While Avon students returned to classrooms in early August, Avon High School students had just a taste of it before temporarily switching gears, first moving to e-learning before pivoting to a modified schedule. Half the students attended in person for two-day blocks while the other half learned remotely at home, and then the groups switched.
On the first day of school, Wyndham visited several schools and saw that students were adhering to mask and social distancing requirements.
“Their parents had done a tremendous job of preparing them,” Wyndham says.
As the school year winds up, Wyndham plans to visit each school to ask staff members about areas they think need some focus. He also plans to schedule monthly student lunches in order to hear student voices on various matters. He’s already been impressed by the way students have engaged with him. For instance, when he went to Avon High School’s cafeteria on the first day of school to see how lunch would work, several kids approached him with thoughts and questions.
“It was neat to see that they were confident and poised to come up and talk about what was on their minds,” Wyndham says.
One big change coming for the next school year is a redistricting of elementary schools, which hasn’t taken place in a decade.
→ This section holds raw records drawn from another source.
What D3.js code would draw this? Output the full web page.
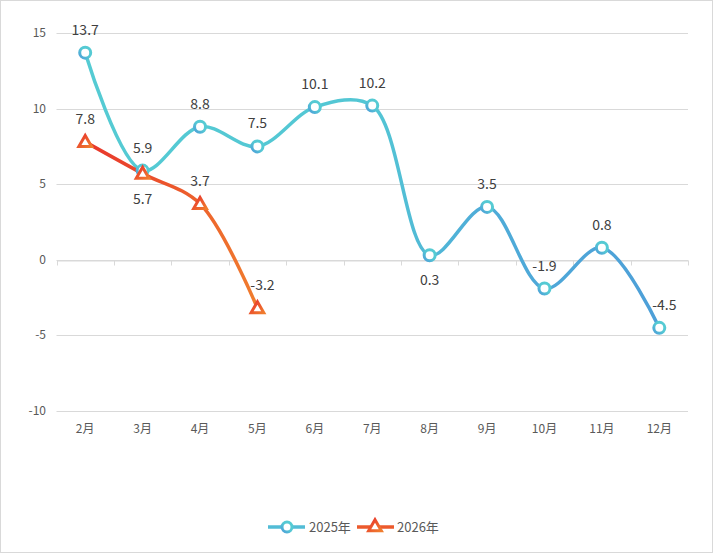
<!DOCTYPE html>
<html>
<head>
<meta charset="utf-8">
<script src="https://cdn.jsdelivr.net/npm/d3@7"></script>
<style>
body { margin: 0; background: #fff; }
text { font-family: "Noto Sans CJK SC", "Noto Sans", sans-serif; }
</style>
</head>
<body>
<div id="chart"></div>
<script>
var months = ["2月", "3月", "4月", "5月", "6月", "7月", "8月", "9月", "10月", "11月", "12月"]
var values2025 = [13.7, 5.9, 8.8, 7.5, 10.1, 10.2, 0.3, 3.5, -1.9, 0.8, -4.5]
var values2026 = [7.8, 5.7, 3.7, -3.2]
var below2025 = [false, false, false, false, false, false, true, false, false, false, false]
var below2026 = [false, true, false, false]
var yTicks = [-10, -5, 0, 5, 10, 15]
var seriesNames = ["2025年", "2026年"]

var width = 713
var height = 554
var plotLeft = 56.5, plotRight = 688, plotTop = 33, plotBottom = 411

var svg = d3.select("#chart").append("svg")
	.attr("width", width)
	.attr("height", height)

// outer frame
svg.append("rect")
	.attr("x", 0.5).attr("y", 0.5)
	.attr("width", width - 1).attr("height", height - 2)
	.attr("fill", "#fff")
	.attr("stroke", "#d9d9d9")

var x = d3.scaleBand().domain(months).range([plotLeft, plotRight])
var y = d3.scaleLinear().domain([-10, 15]).range([plotBottom, plotTop])
var cx = function(m) { return x(m) + x.bandwidth() / 2 }

var defs = svg.append("defs")
function grad(id, x1, x2, stops, units) {
	var g = defs.append("linearGradient").attr("id", id)
	if (units) {
		g.attr("gradientUnits", "userSpaceOnUse").attr("x1", x1).attr("x2", x2).attr("y1", 0).attr("y2", 0)
	} else {
		g.attr("x1", x1).attr("x2", x2).attr("y1", "0").attr("y2", "1")
	}
	stops.forEach(function(s) {
		g.append("stop").attr("offset", s[0]).attr("stop-color", s[1])
	})
}
grad("g25", cx("2月"), cx("12月"), [[0, "#55cbd3"], [0.5, "#53c6d4"], [0.68, "#4fadd8"], [1, "#4d9fd8"]], true)
grad("g26", cx("2月"), cx("5月"), [[0, "#e8352c"], [0.55, "#ec5a2c"], [1, "#f07d2e"]], true)
grad("m25", "1", "0", [[0, "#56ccd3"], [0.5, "#55c8d4"], [1, "#4d9fd8"]], false)
grad("m26", "0", "1", [[0, "#e8352c"], [1, "#f07d2e"]], false)

// gridlines
svg.selectAll(".grid").data(yTicks).enter().append("line")
	.attr("x1", plotLeft).attr("x2", plotRight)
	.attr("y1", function(d) { return Math.round(y(d)) + 0.5 })
	.attr("y2", function(d) { return Math.round(y(d)) + 0.5 })
	.attr("stroke", "#d9d9d9")
	.attr("stroke-width", 1)

svg.selectAll(".ylab").data(yTicks).enter().append("text")
	.attr("x", 46).attr("y", function(d) { return y(d) + 4 })
	.attr("text-anchor", "end")
	.attr("font-size", 12)
	.attr("fill", "#595959")
	.text(function(d) { return d })

// category axis on zero line
var xAxis = svg.append("g")
	.attr("transform", "translate(0," + (Math.round(y(0)) + 0.5) + ")")
	.call(d3.axisBottom(x).tickSize(0).tickFormat(""))
xAxis.select(".domain").attr("stroke", "#d9d9d9")
var bounds = months.map(function(m) { return x(m) }).concat([plotRight])
xAxis.selectAll(".sep").data(bounds).enter().append("line")
	.attr("x1", function(d) { return Math.round(d) + 0.5 })
	.attr("x2", function(d) { return Math.round(d) + 0.5 })
	.attr("y1", 0).attr("y2", 5)
	.attr("stroke", "#d9d9d9")

svg.selectAll(".xlab").data(months).enter().append("text")
	.attr("x", cx).attr("y", 433)
	.attr("text-anchor", "middle")
	.attr("font-size", 12)
	.attr("fill", "#595959")
	.text(function(d) { return d })

var line = d3.line()
	.x(function(d) { return cx(d.m) })
	.y(function(d) { return y(d.v) })
	.curve(d3.curveCatmullRom.alpha(0.5))

var d25 = values2025.map(function(v, i) { return { m: months[i], v: v, below: below2025[i] } })
var d26 = values2026.map(function(v, i) { return { m: months[i], v: v, below: below2026[i] } })

svg.append("path").datum(d25)
	.attr("d", line)
	.attr("fill", "none")
	.attr("stroke", "url(#g25)")
	.attr("stroke-width", 3.5)

svg.append("path").datum(d26)
	.attr("d", line)
	.attr("fill", "none")
	.attr("stroke", "url(#g26)")
	.attr("stroke-width", 3.5)

var tri = d3.symbol().type(d3.symbolTriangle).size(70)

svg.selectAll(".c25").data(d25).enter().append("circle")
	.attr("cx", function(d) { return cx(d.m) })
	.attr("cy", function(d) { return y(d.v) })
	.attr("r", 5.5)
	.attr("fill", "#fff")
	.attr("stroke", "url(#m25)")
	.attr("stroke-width", 3)

svg.selectAll(".t26").data(d26).enter().append("path")
	.attr("d", tri)
	.attr("transform", function(d) { return "translate(" + cx(d.m) + "," + (y(d.v) + 1) + ")" })
	.attr("fill", "#fff")
	.attr("stroke", "url(#m26)")
	.attr("stroke-width", 3)
	.attr("stroke-linejoin", "miter")

function labels(data) {
	svg.selectAll(null).data(data).enter().append("text")
		.attr("x", function(d) { return cx(d.m) + (d.v < -3 ? 5 : 0) })
		.attr("y", function(d) { return y(d.v) + (d.below ? 30 : -18) })
		.attr("text-anchor", "middle")
		.attr("font-size", 14)
		.attr("fill", "#404040")
		.text(function(d) { return d.v })
}
labels(d25)
labels(d26)

// legend
var lg = svg.append("g").attr("transform", "translate(0,527)")
lg.append("line").attr("x1", 268).attr("x2", 305).attr("y1", 0).attr("y2", 0)
	.attr("stroke", "#52bcd6").attr("stroke-width", 3.5)
lg.append("circle").attr("cx", 287).attr("cy", 0).attr("r", 5)
	.attr("fill", "#fff").attr("stroke", "url(#m25)").attr("stroke-width", 3)
lg.append("text").attr("x", 309).attr("y", 5).attr("font-size", 13).attr("fill", "#595959").text(seriesNames[0])
lg.append("line").attr("x1", 357).attr("x2", 394).attr("y1", 0).attr("y2", 0)
	.attr("stroke", "#ec5a2c").attr("stroke-width", 3.5)
lg.append("path").attr("d", tri).attr("transform", "translate(375,0)")
	.attr("fill", "#fff").attr("stroke", "url(#m26)").attr("stroke-width", 3)
lg.append("text").attr("x", 397).attr("y", 5).attr("font-size", 13).attr("fill", "#595959").text(seriesNames[1])
</script>
</body>
</html>
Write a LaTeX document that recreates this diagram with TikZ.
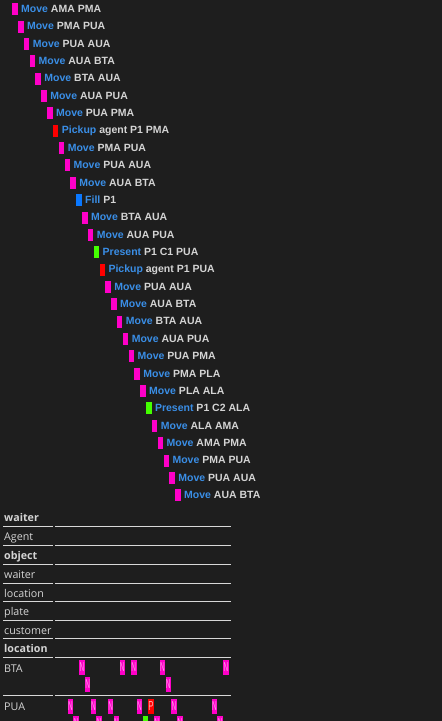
\documentclass[tikz,border=0pt]{standalone}
\usepackage{fontspec}
\setmainfont{Liberation Sans}
\newfontfamily\tablefont{Open Sans}
\definecolor{bg}{HTML}{1E1E1E}
\definecolor{mv}{HTML}{FF00C8}
\definecolor{pk}{HTML}{FF0000}
\definecolor{fl}{HTML}{0A78FF}
\definecolor{pr}{HTML}{44FF00}
\definecolor{kw}{HTML}{3A8EE6}
\definecolor{tx}{HTML}{D4D4D4}
\definecolor{rulec}{HTML}{D8D8D8}
\begin{document}
\begin{tikzpicture}[x=1pt,y=-1pt,
  bar/.style={inner sep=0, minimum width=5.5, minimum height=12, anchor=west},
  act/.style={anchor=base west, inner sep=0, font=\fontsize{10.5}{12}\selectfont\bfseries, text=tx},
  badge/.style={inner sep=0, minimum width=5.5, minimum height=14.5, anchor=north west,
    font=\fontsize{13}{13}\selectfont},
  lbl/.style={anchor=base west, inner sep=0, font=\tablefont\fontsize{10.7}{12}\selectfont, text=tx},
  hdr/.style={lbl, font=\tablefont\fontsize{10.7}{12}\selectfont\bfseries},
  rowrule/.style={draw=rulec, line width=1pt}]
\fill[bg] (0,0) rectangle (442,721);
\clip (0,0) rectangle (442,721);

% plan steps: colour bar, keyword and arguments, indented one step per line
\foreach \i/\c/\k/\a in {
  0/mv/Move/AMA PMA, 1/mv/Move/PMA PUA, 2/mv/Move/PUA AUA, 3/mv/Move/AUA BTA,
  4/mv/Move/BTA AUA, 5/mv/Move/AUA PUA, 6/mv/Move/PUA PMA, 7/pk/Pickup/agent P1 PMA,
  8/mv/Move/PMA PUA, 9/mv/Move/PUA AUA, 10/mv/Move/AUA BTA, 11/fl/Fill/P1,
  12/mv/Move/BTA AUA, 13/mv/Move/AUA PUA, 14/pr/Present/P1 C1 PUA, 15/pk/Pickup/agent P1 PUA,
  16/mv/Move/PUA AUA, 17/mv/Move/AUA BTA, 18/mv/Move/BTA AUA, 19/mv/Move/AUA PUA,
  20/mv/Move/PUA PMA, 21/mv/Move/PMA PLA, 22/mv/Move/PLA ALA, 23/pr/Present/P1 C2 ALA,
  24/mv/Move/ALA AMA, 25/mv/Move/AMA PMA, 26/mv/Move/PMA PUA, 27/mv/Move/PUA AUA,
  28/mv/Move/AUA BTA} {
  \pgfmathsetmacro\bx{12+5.82*\i}
  \pgfmathsetmacro\by{9.2+17.36*\i}
  \node[bar, fill=\c] (r\i) at (\bx,\by) {};
  \node[act] (t\i) at (\bx+9,\by+3.25) {\textcolor{kw}{\k} \a};
}

% table rules
\foreach \y in {526,545,564,583,601.5,620,638.5,657.3,695} {
  \draw[rowrule] (3,\y) -- (53,\y);
  \draw[rowrule] (55,\y) -- (231,\y);
}

% table labels
\node[hdr] (l1) at (4,521.5) {waiter};
\node[lbl] (l2) at (4,540.8) {Agent};
\node[hdr] (l3) at (4,559.5) {object};
\node[lbl] (l4) at (4,578.5) {waiter};
\node[lbl] (l5) at (4,597) {location};
\node[lbl] (l6) at (4,615.5) {plate};
\node[lbl] (l7) at (4,634) {customer};
\node[hdr] (l8) at (4,652.8) {location};
\node[lbl] (l9) at (4,672.5) {BTA};
\node[lbl] (l10) at (4,710.5) {PUA};

% timeline badges for location BTA
\foreach \i/\r in {3/0, 4/1, 10/0, 12/0, 17/0, 18/1, 28/0} {
  \node[badge, fill=mv, text=white!62!mv] (bta\i) at (61.7+5.76*\i, 660+17*\r)
    {\scalebox{0.5}[1]{N}};
}

% timeline badges for location PUA
\foreach \i/\r in {1/0, 2/1, 5/0, 6/1, 8/0, 9/1, 13/0, 16/1, 19/0, 20/1, 26/0, 27/1} {
  \node[badge, fill=mv, text=white!62!mv] (pua\i) at (61.7+5.76*\i, 699+17*\r)
    {\scalebox{0.5}[1]{N}};
}
\node[badge, fill=pr] (pua14) at (61.7+5.76*14, 699+17) {};
\node[badge, fill=pk, text=white!70!pk] (pua15) at (61.7+5.76*15, 699)
  {\scalebox{0.6}[1]{P}};
\end{tikzpicture}
\end{document}
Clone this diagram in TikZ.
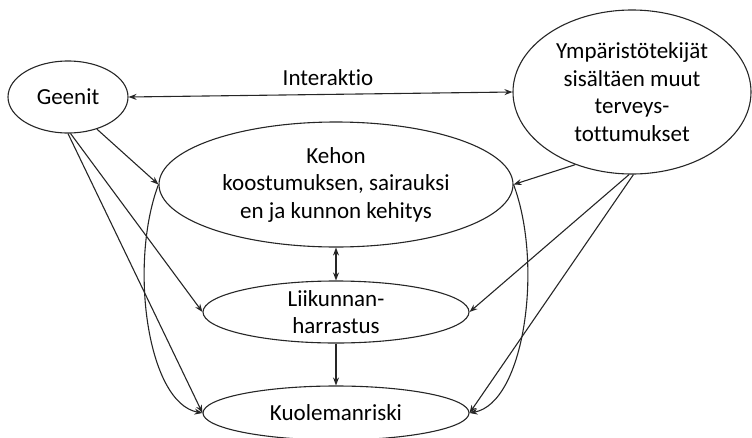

Though redistricting can be a challenge, some schools have grown more than others, and leaders seek to adjust boundaries so that schools are evenly sized.
Avon school leaders also launched an ACSC police department this year, and are eager to make the department a key part of school culture moving forward.
“We want to have conversations about how we can build relationships with our community, with our parents and with our students,” says Wyndham, who has two daughters – Abigail, 15, and Adelyn, 14, both avid volleyball players – with his wife Autumn.
Last spring, just prior to the shutdown, Wyndham and Autumn had been running themselves ragged driving their girls around town.
“It was kind of nice to take a mandatory break from business,” Wyndham says. “That was a time I think I’ll always cherish because we enjoyed more family time in those two months than we had in years.
Wyndham admits that on the first day of school each year, he misses teaching in a classroom.
“I miss getting to see the same students every day and watch their progress throughout the year,” he says. “Though this job is great because I get to interact with 10,000 students.”